The mile-high city now can really be “mile high” – or can it?
Just a few days ago Denver voters approved a change in city law making consumption and possession of marijuana, in amounts up to one ounce, legal.
Of course this does not change
state or
federal law, which makes for an interesting confluence of situations when it comes to these matters.
But it does underline that attitudes are changing about this issue, and, frankly, it’s about damn time.
We spend, on average, $50 billion a year on direct drug war costs. We arrest about 1.6 million people annually for drug offenses, and imprison over 10,000.
And this ignores property crimes driven by the high price of illicit drugs, and violence caused by “turf disputes” and gang warfare – all fueled by drug money.
We tried prohibiting recreational substance use by the population in this nation once. It was called Prohibition, and it spawned organized crime gangs that continue to this day. When prohibition was repealed, the gangs shifted over to the “new” prohibition – the drugs that were left illegal and continued to be made illegal in the years to come.

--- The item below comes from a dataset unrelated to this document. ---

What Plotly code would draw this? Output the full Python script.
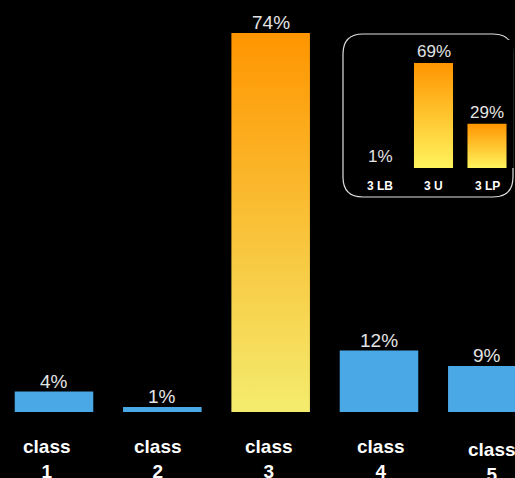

When was the last time you heard of someone being shot over a bottle of whiskey? Not over some dispute by a couple of drunks – but over the booze itself? Yet every day you can find someone killed over a drug dispute in our major cities, and the sad part is that stoned people don’t shoot very straight, so often it is an innocent, uninvolved bystander who gets killed in the crossfire.

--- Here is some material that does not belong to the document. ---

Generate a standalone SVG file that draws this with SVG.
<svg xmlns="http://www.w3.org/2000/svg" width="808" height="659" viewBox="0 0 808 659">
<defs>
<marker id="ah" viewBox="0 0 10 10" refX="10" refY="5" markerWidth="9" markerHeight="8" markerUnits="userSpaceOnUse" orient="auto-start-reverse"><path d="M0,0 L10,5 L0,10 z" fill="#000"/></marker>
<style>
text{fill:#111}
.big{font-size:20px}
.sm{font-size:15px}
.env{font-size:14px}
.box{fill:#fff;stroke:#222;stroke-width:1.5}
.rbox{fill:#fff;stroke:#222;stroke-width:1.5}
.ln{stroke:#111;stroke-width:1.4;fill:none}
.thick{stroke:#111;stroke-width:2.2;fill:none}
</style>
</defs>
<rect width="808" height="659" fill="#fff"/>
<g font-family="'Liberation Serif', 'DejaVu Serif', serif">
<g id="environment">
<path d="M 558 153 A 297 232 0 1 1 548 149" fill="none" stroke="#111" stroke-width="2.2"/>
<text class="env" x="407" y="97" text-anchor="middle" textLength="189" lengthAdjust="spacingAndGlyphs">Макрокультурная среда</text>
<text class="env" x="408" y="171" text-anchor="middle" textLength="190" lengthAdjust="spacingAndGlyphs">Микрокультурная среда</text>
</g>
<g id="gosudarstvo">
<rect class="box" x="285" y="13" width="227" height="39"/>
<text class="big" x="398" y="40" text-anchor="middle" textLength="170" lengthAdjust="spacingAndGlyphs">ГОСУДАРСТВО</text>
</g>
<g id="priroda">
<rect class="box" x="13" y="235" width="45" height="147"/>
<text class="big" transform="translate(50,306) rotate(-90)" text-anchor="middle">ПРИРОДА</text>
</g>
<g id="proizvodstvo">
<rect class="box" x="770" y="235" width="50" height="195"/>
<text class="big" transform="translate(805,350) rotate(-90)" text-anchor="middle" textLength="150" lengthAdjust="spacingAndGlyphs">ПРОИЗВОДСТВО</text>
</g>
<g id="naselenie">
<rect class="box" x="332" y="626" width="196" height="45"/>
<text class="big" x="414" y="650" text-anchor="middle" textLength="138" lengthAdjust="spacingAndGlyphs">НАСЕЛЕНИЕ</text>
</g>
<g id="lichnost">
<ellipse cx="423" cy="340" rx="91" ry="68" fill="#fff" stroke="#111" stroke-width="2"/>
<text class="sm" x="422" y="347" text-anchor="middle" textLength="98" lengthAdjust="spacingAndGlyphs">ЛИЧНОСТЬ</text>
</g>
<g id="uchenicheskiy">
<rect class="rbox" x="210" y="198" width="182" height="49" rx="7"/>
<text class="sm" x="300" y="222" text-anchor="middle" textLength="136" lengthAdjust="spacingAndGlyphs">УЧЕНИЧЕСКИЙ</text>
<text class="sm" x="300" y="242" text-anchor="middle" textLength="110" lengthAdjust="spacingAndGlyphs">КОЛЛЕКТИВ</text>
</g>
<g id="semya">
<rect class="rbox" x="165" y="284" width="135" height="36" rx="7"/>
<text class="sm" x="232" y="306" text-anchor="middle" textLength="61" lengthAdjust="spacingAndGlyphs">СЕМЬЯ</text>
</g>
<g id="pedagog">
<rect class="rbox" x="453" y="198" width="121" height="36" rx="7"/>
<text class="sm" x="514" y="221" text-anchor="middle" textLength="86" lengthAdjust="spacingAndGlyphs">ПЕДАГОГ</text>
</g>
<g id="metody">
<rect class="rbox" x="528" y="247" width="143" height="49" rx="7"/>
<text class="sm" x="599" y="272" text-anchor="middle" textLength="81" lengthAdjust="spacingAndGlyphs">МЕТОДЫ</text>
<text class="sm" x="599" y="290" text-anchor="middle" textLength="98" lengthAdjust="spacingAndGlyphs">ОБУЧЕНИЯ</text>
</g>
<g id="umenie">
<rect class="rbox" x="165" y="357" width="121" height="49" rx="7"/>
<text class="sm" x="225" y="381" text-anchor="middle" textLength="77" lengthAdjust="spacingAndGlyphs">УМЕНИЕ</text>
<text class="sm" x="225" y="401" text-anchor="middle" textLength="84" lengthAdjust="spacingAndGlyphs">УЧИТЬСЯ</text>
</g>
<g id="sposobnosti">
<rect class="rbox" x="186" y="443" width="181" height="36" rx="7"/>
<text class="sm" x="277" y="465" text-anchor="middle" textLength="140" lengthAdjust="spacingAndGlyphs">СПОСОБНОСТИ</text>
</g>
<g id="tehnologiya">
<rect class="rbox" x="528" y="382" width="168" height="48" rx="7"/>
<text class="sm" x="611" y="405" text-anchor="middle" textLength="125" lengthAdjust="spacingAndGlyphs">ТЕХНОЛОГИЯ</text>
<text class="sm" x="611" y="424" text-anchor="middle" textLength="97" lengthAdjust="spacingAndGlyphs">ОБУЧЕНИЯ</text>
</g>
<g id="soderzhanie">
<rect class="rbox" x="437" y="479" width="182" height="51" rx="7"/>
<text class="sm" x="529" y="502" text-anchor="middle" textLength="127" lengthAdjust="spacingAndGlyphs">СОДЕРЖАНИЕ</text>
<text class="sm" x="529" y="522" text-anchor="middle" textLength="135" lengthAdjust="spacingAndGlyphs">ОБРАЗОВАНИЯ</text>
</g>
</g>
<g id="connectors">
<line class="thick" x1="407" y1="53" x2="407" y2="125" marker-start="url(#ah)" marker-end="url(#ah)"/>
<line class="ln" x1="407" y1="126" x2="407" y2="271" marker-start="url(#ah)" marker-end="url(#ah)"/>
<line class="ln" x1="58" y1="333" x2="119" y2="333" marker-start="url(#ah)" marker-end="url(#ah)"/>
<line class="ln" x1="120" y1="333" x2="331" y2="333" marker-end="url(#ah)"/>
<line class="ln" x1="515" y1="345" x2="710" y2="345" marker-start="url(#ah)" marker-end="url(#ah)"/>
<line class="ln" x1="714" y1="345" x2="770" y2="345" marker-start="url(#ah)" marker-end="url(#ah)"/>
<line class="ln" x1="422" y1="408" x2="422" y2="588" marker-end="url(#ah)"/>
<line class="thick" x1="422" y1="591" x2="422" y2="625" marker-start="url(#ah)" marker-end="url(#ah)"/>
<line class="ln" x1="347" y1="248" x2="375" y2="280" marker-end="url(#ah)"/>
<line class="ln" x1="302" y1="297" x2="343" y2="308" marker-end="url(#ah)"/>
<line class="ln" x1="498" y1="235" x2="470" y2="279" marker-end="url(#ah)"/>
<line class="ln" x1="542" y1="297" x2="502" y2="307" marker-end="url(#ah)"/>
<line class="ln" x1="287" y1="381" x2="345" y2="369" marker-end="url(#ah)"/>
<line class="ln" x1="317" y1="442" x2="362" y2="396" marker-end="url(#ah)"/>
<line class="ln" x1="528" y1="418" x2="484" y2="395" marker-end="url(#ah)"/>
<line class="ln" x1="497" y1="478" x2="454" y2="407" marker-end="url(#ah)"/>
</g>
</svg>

We’ve been at this for close to 100 years, and have we stopped the drugs? No. All we’ve done is increase the number of violent offenders, radically increase the amount of property crime in the nation, and incarcerate hundreds of thousands of people for participating in a consensual adult transaction. And we’ve killed – literally – thousands who have contacted HIV and Hepatitis through IV drug abuse due to reusing syringes, because we consider this material “contraband” rather than a matter of public health.
There is a public debate that needs to be held on the wisdom if spending tens of billions of dollars on a failed policy, not to mention the underground economy that pays no taxes and yet consumes a significant part of our public services budget and the enormous cost in death and disease.